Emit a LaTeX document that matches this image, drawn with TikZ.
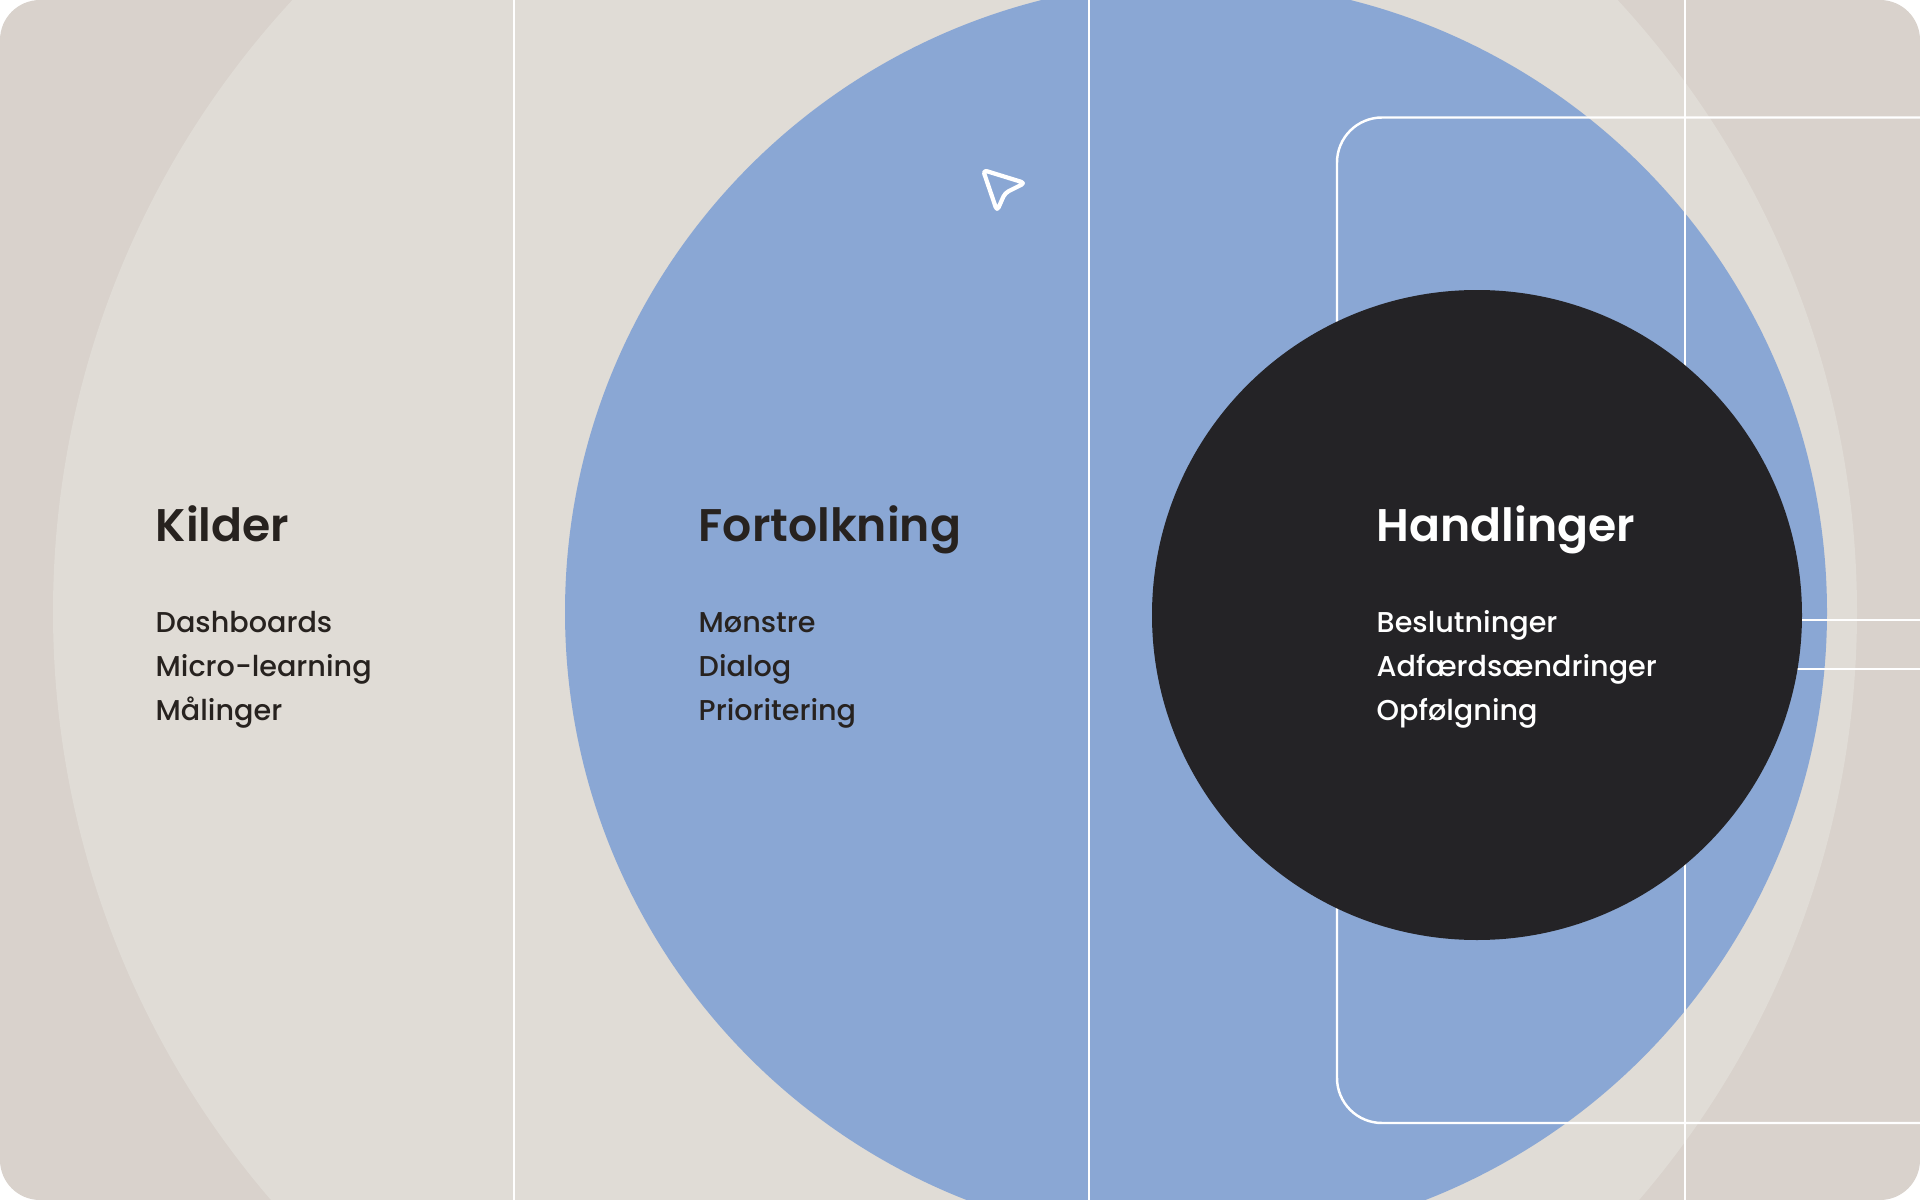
\documentclass[tikz,border=0pt]{standalone}
\usepackage{fontspec}
\setmainfont{Poppins}
\newfontfamily\headfont{Poppins SemiBold}
\newfontfamily\itemfont{Poppins Medium}
\usepackage{tikz}
\usetikzlibrary{positioning}
\usepackage{xcolor}
\definecolor{canvas}{HTML}{D9D2CC}
\definecolor{ring}{HTML}{E0DCD6}
\definecolor{fortblue}{HTML}{8AA7D4}
\definecolor{handdark}{HTML}{242326}
\definecolor{ink}{HTML}{27221F}
\tikzset{%
    % Headings and list items
    head/.style  = {anchor=base west, inner sep=0pt, text=ink,
    font=\headfont\fontsize{13pt}{16pt}\selectfont},
    item/.style  = {anchor=base west, inner sep=0pt, text=ink,
    font=\itemfont\fontsize{8.15pt}{12.5pt}\selectfont},
    % White guide lines
    guide/.style = {draw=white, line width=0.7pt},
}

\begin{document}
\begin{tikzpicture}[x=0.01cm, y=-0.01cm]
	\useasboundingbox (0,0) rectangle (1920,1200);
	\fill[white] (0,0) rectangle (1920,1200);
	\begin{scope}
	\clip[rounded corners=0.4cm] (0,0) rectangle (1920,1200);
	\fill[canvas] (0,0) rectangle (1920,1200);
	% circles
	\coordinate (R) at (955,612);
	\coordinate (B) at (1196,612);
	\coordinate (H) at (1477,615);
	\fill[ring] (R) circle(902);
	\fill[fortblue] (B) circle(631);
	
	% guide lines
	\foreach \x in {514,1089,1685}
		\draw[guide] (\x,0) -- (\x,1200);
	\draw[guide, rounded corners=0.45cm] (1920,117.5) -- (1337,117.5)
		-- (1337,1123) -- (1920,1123);
	\draw[guide] (H) ++(0,5) -- (1920,620);
	\draw[guide] (H) ++(0,54) -- (1920,669);
	\fill[handdark] (H) circle(325);
	\end{scope}
	
	% cursor
	\draw[white, line width=1.2pt, line join=round, rounded corners=0.4mm]
		(983,170) -- (1025,183) -- (1005,193) -- (997,211) -- cycle;
	
	% texts
	\node[head] (kilder) at (155,541) {Kilder};
	\node[head] (fort) at (698,541) {Fortolkning};
	\node[head, text=white] (hand) at (1376,541) {Handlinger};
	\foreach \t [count=\i] in {Dashboards, Micro-learning, Målinger}
		\node[item] (kilder\i) at (155,{632+(\i-1)*44}) {\t};
	\foreach \t [count=\i] in {Mønstre, Dialog, Prioritering}
		\node[item] (fort\i) at (698,{632+(\i-1)*44}) {\t};
	\foreach \t [count=\i] in {Beslutninger, Adfærdsændringer, Opfølgning}
		\node[item, text=white] (hand\i) at (1376,{632+(\i-1)*44}) {\t};
\end{tikzpicture}
\end{document}
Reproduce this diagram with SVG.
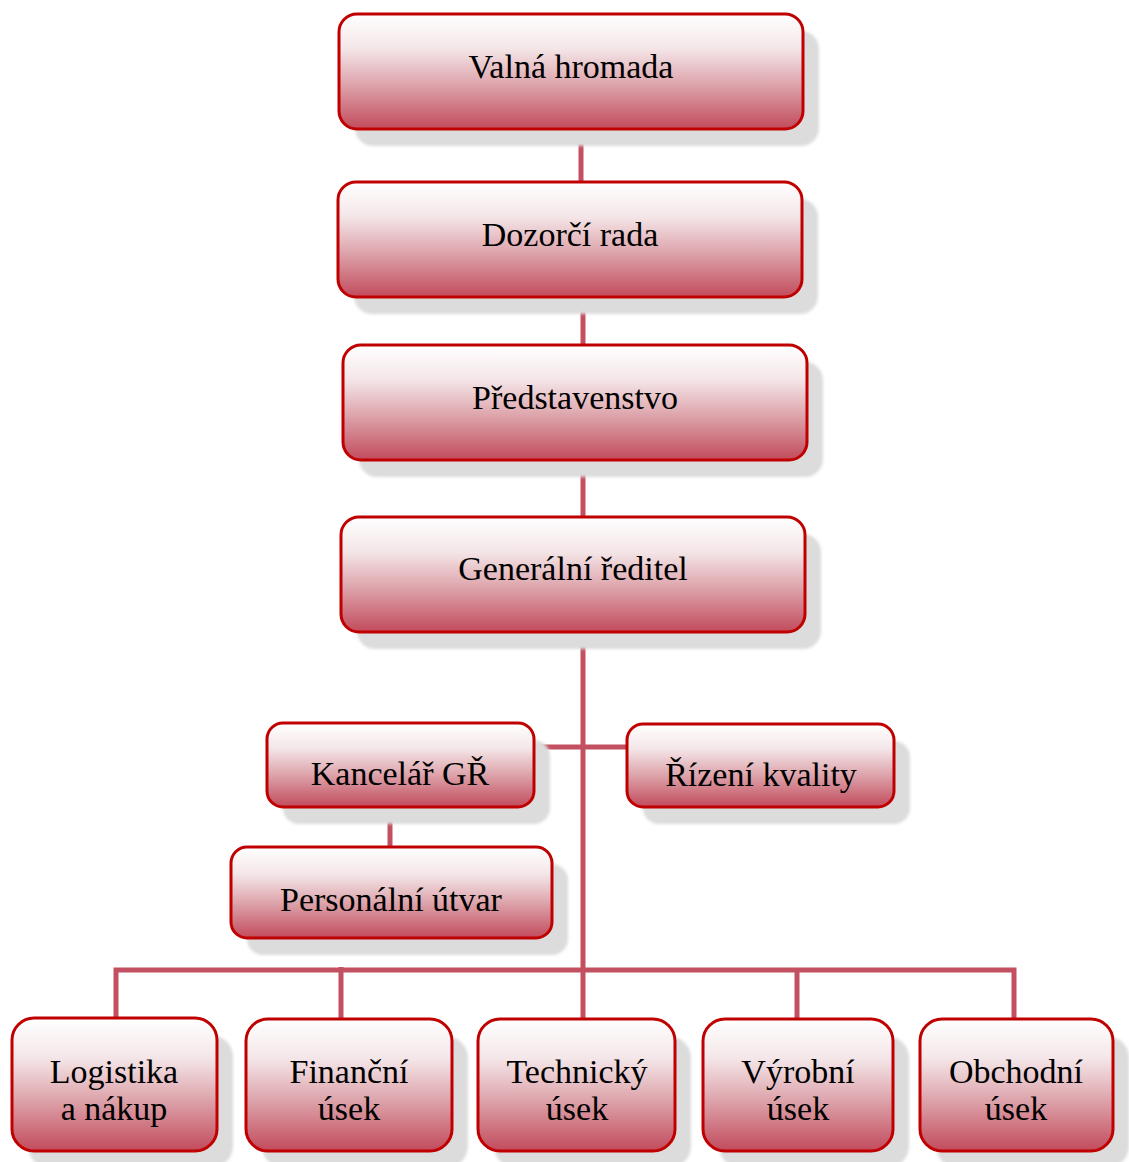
<svg xmlns="http://www.w3.org/2000/svg" width="1129" height="1162" viewBox="0 0 1129 1162">
<defs>
<linearGradient id="g" x1="0" y1="0" x2="0" y2="1">
<stop offset="0" stop-color="#ffffff"/>
<stop offset="0.3" stop-color="#f4e6e8"/>
<stop offset="0.6" stop-color="#dea7ae"/>
<stop offset="1" stop-color="#c24b5c"/>
</linearGradient>
<filter id="blur" x="-10%" y="-10%" width="120%" height="120%"><feGaussianBlur stdDeviation="1.5"/></filter>
</defs>
<style>
.sh{fill:#dcdcdc;filter:url(#blur)}
.bx{fill:url(#g);stroke:#c00000;stroke-width:3}
.t{font-family:"Liberation Serif","DejaVu Serif",serif;font-size:34px;fill:#000;text-anchor:middle}
.c{stroke:#c25061;stroke-width:5;fill:none}
</style>
<rect width="1129" height="1162" fill="#fff"/>
<g id="connectors">
<line class="c" x1="581" y1="129" x2="581" y2="182"/>
<line class="c" x1="583" y1="297" x2="583" y2="345"/>
<line class="c" x1="583" y1="460" x2="583" y2="517"/>
<line class="c" x1="583" y1="632" x2="583" y2="970"/>
<line class="c" x1="534" y1="747" x2="627" y2="747"/>
<line class="c" x1="390" y1="807" x2="390" y2="847"/>
<path class="c" d="M116 1018 V970 H1014 V1018"/>
<line class="c" x1="341" y1="967" x2="341" y2="1019"/>
<line class="c" x1="583" y1="970" x2="583" y2="1019"/>
<line class="c" x1="797" y1="970" x2="797" y2="1019"/>
</g>
<g id="n1"><rect class="sh" x="355" y="31" width="464" height="115" rx="18"/><rect class="bx" x="339" y="14" width="464" height="115" rx="18"/><text class="t" x="571" y="78">Valná hromada</text></g>
<g id="n2"><rect class="sh" x="354" y="199" width="464" height="115" rx="18"/><rect class="bx" x="338" y="182" width="464" height="115" rx="18"/><text class="t" x="570" y="246">Dozorčí rada</text></g>
<g id="n3"><rect class="sh" x="359" y="362" width="464" height="115" rx="18"/><rect class="bx" x="343" y="345" width="464" height="115" rx="18"/><text class="t" x="575" y="409">Představenstvo</text></g>
<g id="n4"><rect class="sh" x="357" y="534" width="464" height="115" rx="18"/><rect class="bx" x="341" y="517" width="464" height="115" rx="18"/><text class="t" x="573" y="580">Generální ředitel</text></g>
<g id="n5"><rect class="sh" x="283" y="740" width="267" height="84" rx="16"/><rect class="bx" x="267" y="723" width="267" height="84" rx="16"/><text class="t" x="400" y="785">Kancelář GŘ</text></g>
<g id="n6"><rect class="sh" x="643" y="741" width="267" height="83" rx="16"/><rect class="bx" x="627" y="724" width="267" height="83" rx="16"/><text class="t" x="761" y="786">Řízení kvality</text></g>
<g id="n7"><rect class="sh" x="247" y="864" width="321" height="91" rx="16"/><rect class="bx" x="231" y="847" width="321" height="91" rx="16"/><text class="t" x="391" y="911">Personální útvar</text></g>
<g id="n8"><rect class="sh" x="28" y="1035" width="205" height="133" rx="22"/><rect class="bx" x="12" y="1018" width="205" height="133" rx="22"/><text class="t" x="114" y="1083">Logistika</text><text class="t" x="114" y="1120">a nákup</text></g>
<g id="n9"><rect class="sh" x="262" y="1036" width="206" height="132" rx="22"/><rect class="bx" x="246" y="1019" width="206" height="132" rx="22"/><text class="t" x="349" y="1083">Finanční</text><text class="t" x="349" y="1120">úsek</text></g>
<g id="n10"><rect class="sh" x="494" y="1036" width="197" height="132" rx="22"/><rect class="bx" x="478" y="1019" width="197" height="132" rx="22"/><text class="t" x="577" y="1083">Technický</text><text class="t" x="577" y="1120">úsek</text></g>
<g id="n11"><rect class="sh" x="719" y="1036" width="190" height="132" rx="22"/><rect class="bx" x="703" y="1019" width="190" height="132" rx="22"/><text class="t" x="798" y="1083">Výrobní</text><text class="t" x="798" y="1120">úsek</text></g>
<g id="n12"><rect class="sh" x="936" y="1036" width="193" height="132" rx="22"/><rect class="bx" x="920" y="1019" width="193" height="132" rx="22"/><text class="t" x="1016" y="1083">Obchodní</text><text class="t" x="1016" y="1120">úsek</text></g>
</svg>
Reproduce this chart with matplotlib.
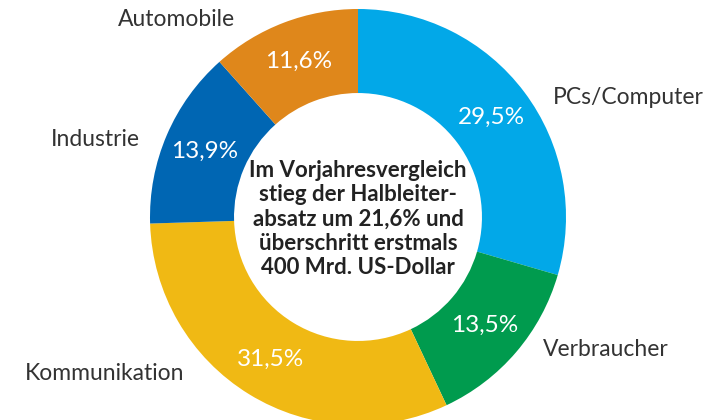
■ ■ ■ ■ ■ ■ ■
(Work to do)
Output the data above without changes, apart from leaving out the pictures.

(Correct response)
Emit a LaTeX document that matches this image, drawn with TikZ.
\documentclass[tikz,border=0pt]{standalone}
\usepackage{fontspec}
\setmainfont{Poppins}
\newfontfamily\headfont{Poppins SemiBold}
\newfontfamily\itemfont{Poppins Medium}
\usepackage{tikz}
\usetikzlibrary{positioning}
\usepackage{xcolor}
\definecolor{canvas}{HTML}{D9D2CC}
\definecolor{ring}{HTML}{E0DCD6}
\definecolor{fortblue}{HTML}{8AA7D4}
\definecolor{handdark}{HTML}{242326}
\definecolor{ink}{HTML}{27221F}
\tikzset{%
    % Headings and list items
    head/.style  = {anchor=base west, inner sep=0pt, text=ink,
    font=\headfont\fontsize{13pt}{16pt}\selectfont},
    item/.style  = {anchor=base west, inner sep=0pt, text=ink,
    font=\itemfont\fontsize{8.15pt}{12.5pt}\selectfont},
    % White guide lines
    guide/.style = {draw=white, line width=0.7pt},
}

\begin{document}
\begin{tikzpicture}[x=0.01cm, y=-0.01cm]
	\useasboundingbox (0,0) rectangle (1920,1200);
	\fill[white] (0,0) rectangle (1920,1200);
	\begin{scope}
	\clip[rounded corners=0.4cm] (0,0) rectangle (1920,1200);
	\fill[canvas] (0,0) rectangle (1920,1200);
	% circles
	\coordinate (R) at (955,612);
	\coordinate (B) at (1196,612);
	\coordinate (H) at (1477,615);
	\fill[ring] (R) circle(902);
	\fill[fortblue] (B) circle(631);
	
	% guide lines
	\foreach \x in {514,1089,1685}
		\draw[guide] (\x,0) -- (\x,1200);
	\draw[guide, rounded corners=0.45cm] (1920,117.5) -- (1337,117.5)
		-- (1337,1123) -- (1920,1123);
	\draw[guide] (H) ++(0,5) -- (1920,620);
	\draw[guide] (H) ++(0,54) -- (1920,669);
	\fill[handdark] (H) circle(325);
	\end{scope}
	
	% cursor
	\draw[white, line width=1.2pt, line join=round, rounded corners=0.4mm]
		(983,170) -- (1025,183) -- (1005,193) -- (997,211) -- cycle;
	
	% texts
	\node[head] (kilder) at (155,541) {Kilder};
	\node[head] (fort) at (698,541) {Fortolkning};
	\node[head, text=white] (hand) at (1376,541) {Handlinger};
	\foreach \t [count=\i] in {Dashboards, Micro-learning, Målinger}
		\node[item] (kilder\i) at (155,{632+(\i-1)*44}) {\t};
	\foreach \t [count=\i] in {Mønstre, Dialog, Prioritering}
		\node[item] (fort\i) at (698,{632+(\i-1)*44}) {\t};
	\foreach \t [count=\i] in {Beslutninger, Adfærdsændringer, Opfølgning}
		\node[item, text=white] (hand\i) at (1376,{632+(\i-1)*44}) {\t};
\end{tikzpicture}
\end{document}
Reproduce this diagram with SVG.
<svg xmlns="http://www.w3.org/2000/svg" width="1129" height="1162" viewBox="0 0 1129 1162">
<defs>
<linearGradient id="g" x1="0" y1="0" x2="0" y2="1">
<stop offset="0" stop-color="#ffffff"/>
<stop offset="0.3" stop-color="#f4e6e8"/>
<stop offset="0.6" stop-color="#dea7ae"/>
<stop offset="1" stop-color="#c24b5c"/>
</linearGradient>
<filter id="blur" x="-10%" y="-10%" width="120%" height="120%"><feGaussianBlur stdDeviation="1.5"/></filter>
</defs>
<style>
.sh{fill:#dcdcdc;filter:url(#blur)}
.bx{fill:url(#g);stroke:#c00000;stroke-width:3}
.t{font-family:"Liberation Serif","DejaVu Serif",serif;font-size:34px;fill:#000;text-anchor:middle}
.c{stroke:#c25061;stroke-width:5;fill:none}
</style>
<rect width="1129" height="1162" fill="#fff"/>
<g id="connectors">
<line class="c" x1="581" y1="129" x2="581" y2="182"/>
<line class="c" x1="583" y1="297" x2="583" y2="345"/>
<line class="c" x1="583" y1="460" x2="583" y2="517"/>
<line class="c" x1="583" y1="632" x2="583" y2="970"/>
<line class="c" x1="534" y1="747" x2="627" y2="747"/>
<line class="c" x1="390" y1="807" x2="390" y2="847"/>
<path class="c" d="M116 1018 V970 H1014 V1018"/>
<line class="c" x1="341" y1="967" x2="341" y2="1019"/>
<line class="c" x1="583" y1="970" x2="583" y2="1019"/>
<line class="c" x1="797" y1="970" x2="797" y2="1019"/>
</g>
<g id="n1"><rect class="sh" x="355" y="31" width="464" height="115" rx="18"/><rect class="bx" x="339" y="14" width="464" height="115" rx="18"/><text class="t" x="571" y="78">Valná hromada</text></g>
<g id="n2"><rect class="sh" x="354" y="199" width="464" height="115" rx="18"/><rect class="bx" x="338" y="182" width="464" height="115" rx="18"/><text class="t" x="570" y="246">Dozorčí rada</text></g>
<g id="n3"><rect class="sh" x="359" y="362" width="464" height="115" rx="18"/><rect class="bx" x="343" y="345" width="464" height="115" rx="18"/><text class="t" x="575" y="409">Představenstvo</text></g>
<g id="n4"><rect class="sh" x="357" y="534" width="464" height="115" rx="18"/><rect class="bx" x="341" y="517" width="464" height="115" rx="18"/><text class="t" x="573" y="580">Generální ředitel</text></g>
<g id="n5"><rect class="sh" x="283" y="740" width="267" height="84" rx="16"/><rect class="bx" x="267" y="723" width="267" height="84" rx="16"/><text class="t" x="400" y="785">Kancelář GŘ</text></g>
<g id="n6"><rect class="sh" x="643" y="741" width="267" height="83" rx="16"/><rect class="bx" x="627" y="724" width="267" height="83" rx="16"/><text class="t" x="761" y="786">Řízení kvality</text></g>
<g id="n7"><rect class="sh" x="247" y="864" width="321" height="91" rx="16"/><rect class="bx" x="231" y="847" width="321" height="91" rx="16"/><text class="t" x="391" y="911">Personální útvar</text></g>
<g id="n8"><rect class="sh" x="28" y="1035" width="205" height="133" rx="22"/><rect class="bx" x="12" y="1018" width="205" height="133" rx="22"/><text class="t" x="114" y="1083">Logistika</text><text class="t" x="114" y="1120">a nákup</text></g>
<g id="n9"><rect class="sh" x="262" y="1036" width="206" height="132" rx="22"/><rect class="bx" x="246" y="1019" width="206" height="132" rx="22"/><text class="t" x="349" y="1083">Finanční</text><text class="t" x="349" y="1120">úsek</text></g>
<g id="n10"><rect class="sh" x="494" y="1036" width="197" height="132" rx="22"/><rect class="bx" x="478" y="1019" width="197" height="132" rx="22"/><text class="t" x="577" y="1083">Technický</text><text class="t" x="577" y="1120">úsek</text></g>
<g id="n11"><rect class="sh" x="719" y="1036" width="190" height="132" rx="22"/><rect class="bx" x="703" y="1019" width="190" height="132" rx="22"/><text class="t" x="798" y="1083">Výrobní</text><text class="t" x="798" y="1120">úsek</text></g>
<g id="n12"><rect class="sh" x="936" y="1036" width="193" height="132" rx="22"/><rect class="bx" x="920" y="1019" width="193" height="132" rx="22"/><text class="t" x="1016" y="1083">Obchodní</text><text class="t" x="1016" y="1120">úsek</text></g>
</svg>
Reproduce this chart with matplotlib.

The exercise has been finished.